I have chosen to analyze the first paragraph on page 57, which discusses in detail the mystery of the countryside. The passage uses words like “peace”, “quiet”, “sweet rustic calm”, “tender”, and “yearning” to describe the meadow, and the countryside in general. This gives the readers a sense of comfort, but it is also harshly juxtaposed by the violence that is associated with the country. Words such as “agonies”, “poisons”, “violent deaths”, and “crime” are also used to describe the meadow and the murders that have occurred there. The passage describes a farmer killing his wife who “loved and trusted him” in the meadow.
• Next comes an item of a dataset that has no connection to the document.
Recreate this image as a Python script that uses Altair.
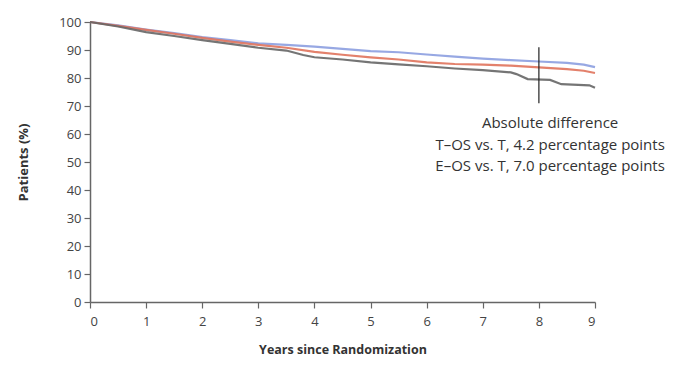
import altair as alt
import pandas as pd

# Series data (years since randomization, % patients)
years_blue = [0, 0.5, 1, 1.5, 2, 2.5, 3, 3.5, 4, 4.5, 5, 5.5, 6, 6.5, 7, 7.5, 8, 8.5, 8.8, 9]
vals_blue = [100, 98.8, 97.3, 96.0, 94.6, 93.5, 92.4, 91.8, 91.2, 90.4, 89.6, 89.2, 88.4, 87.6, 86.9, 86.4, 85.9, 85.4, 84.8, 83.9]

years_orange = [0, 0.5, 1, 1.5, 2, 2.5, 3, 3.5, 4, 4.5, 5, 5.5, 6, 6.5, 7, 7.5, 8, 8.5, 8.8, 9]
vals_orange = [100, 98.6, 97.2, 95.8, 94.3, 93.0, 91.8, 90.8, 89.3, 88.3, 87.4, 86.6, 85.6, 85.0, 84.8, 84.4, 83.8, 83.2, 82.6, 81.8]

years_gray = [0, 0.5, 1, 1.5, 2, 2.5, 3, 3.5, 3.8, 4, 4.5, 5, 5.5, 6, 6.5, 7, 7.5, 7.6, 7.8, 8.2, 8.4, 8.9, 9]
vals_gray = [100, 98.4, 96.4, 95.0, 93.5, 92.2, 90.8, 89.8, 88.2, 87.4, 86.6, 85.6, 84.9, 84.2, 83.4, 82.8, 82.0, 81.4, 79.6, 79.3, 77.8, 77.4, 76.5]

series_names = ["T–OS", "T", "E–OS"]
series_colors = ["#8c9fe0", "#e0735c", "#666666"]

rule_x = [8]
rule_y = [71]
rule_y2 = [91]

annot_text = ["Absolute difference",
              "T–OS vs. T, 4.2 percentage points",
              "E–OS vs. T, 7.0 percentage points"]
annot_y = [64.0, 56.2, 48.6]
annot_x = [8.2, 8.2, 8.2]

x_ticks = list(range(0, 10))
y_ticks = list(range(0, 101, 10))

rows = []
for name, xs, ys in [("T–OS", years_blue, vals_blue), ("T", years_orange, vals_orange), ("E–OS", years_gray, vals_gray)]:
    for i, (a, b) in enumerate(zip(xs, ys)):
        rows.append({"series": name, "year": a, "pct": b, "order": i})
df = pd.DataFrame(rows)

FONT = "Open Sans"

x_scale = alt.Scale(domain=[0, 9], nice=False)
y_scale = alt.Scale(domain=[0, 100], nice=False)

x_axis = alt.Axis(values=x_ticks, title="Years since Randomization", grid=False,
                  format="d", labelFontSize=13, titleFontSize=12.5, titleFontWeight="bold",
                  labelFont=FONT, titleFont=FONT, labelColor="#444", titleColor="#333",
                  domainColor="#666", tickColor="#666", domainWidth=1.5, tickWidth=1.2,
                  tickSize=6, labelPadding=7, titlePadding=15, labelOverlap=False)
y_axis = alt.Axis(values=y_ticks, title="Patients (%)", grid=False,
                  labelFontSize=13, titleFontSize=13, titleFontWeight="bold",
                  labelFont=FONT, titleFont=FONT, labelColor="#444", titleColor="#333",
                  domainColor="#666", tickColor="#666", domainWidth=1.5, tickWidth=1.2,
                  tickSize=6, labelPadding=3, titlePadding=28, labelOverlap=False)

lines = alt.Chart(df).mark_line(strokeWidth=2.2, opacity=0.9).encode(
    x=alt.X("year:Q", scale=x_scale, axis=x_axis),
    y=alt.Y("pct:Q", scale=y_scale, axis=y_axis),
    color=alt.Color("series:N", scale=alt.Scale(domain=series_names, range=series_colors), legend=None),
    order=alt.Order("order:Q"),
)

rule_df = pd.DataFrame({"x": rule_x, "y": rule_y, "y2": rule_y2})
rule = alt.Chart(rule_df).mark_rule(color="#222", strokeWidth=1.2).encode(
    x=alt.X("x:Q", scale=x_scale, axis=x_axis),
    y=alt.Y("y:Q", scale=y_scale, axis=y_axis),
    y2="y2:Q",
)

text_df = pd.DataFrame({"x": annot_x, "y": annot_y, "t": annot_text})
text = alt.Chart(text_df).mark_text(font=FONT, fontSize=15, color="#333", align="center", baseline="middle").encode(
    x=alt.X("x:Q", scale=x_scale, axis=x_axis),
    y=alt.Y("y:Q", scale=y_scale, axis=y_axis),
    text="t:N",
)

chart = alt.layer(lines, rule, text).properties(
    width=505, height=280,
    background="white",
    autosize=alt.AutoSizeParams(type="none"),
    padding={"left": 82, "top": 14, "right": 73, "bottom": 58},
).configure_view(stroke=None)

chart.save("out.html", embed_options={"renderer": "svg", "actions": False})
This leads me to believe that someone has or will decide to murder another character who loves or trusts them in the novel, potentially in the secretive landscape that surrounds Audley Court. One word that stood out to me in the passage I chose was half-mournful. It was used to describe the way we look upon the meadow. The use of half-mournful shows that the murders and violence are not far from the minds of the people who look upon the peaceful meadow. However, in spite of all the violence that has occurred, we choose to ignore it and focus on the peaceful, sweet serenity we find in the meadow. I think that this relates to the work as a whole because the characters in this novel look innocent and lovely on the surface, like the meadow, but they hold darker secrets within them. Also like the use of “in spite of all” in the passage, the characters are known for having secrets, but most people are choosing to overlook them and keep idealized views of them, especially Lady Audley.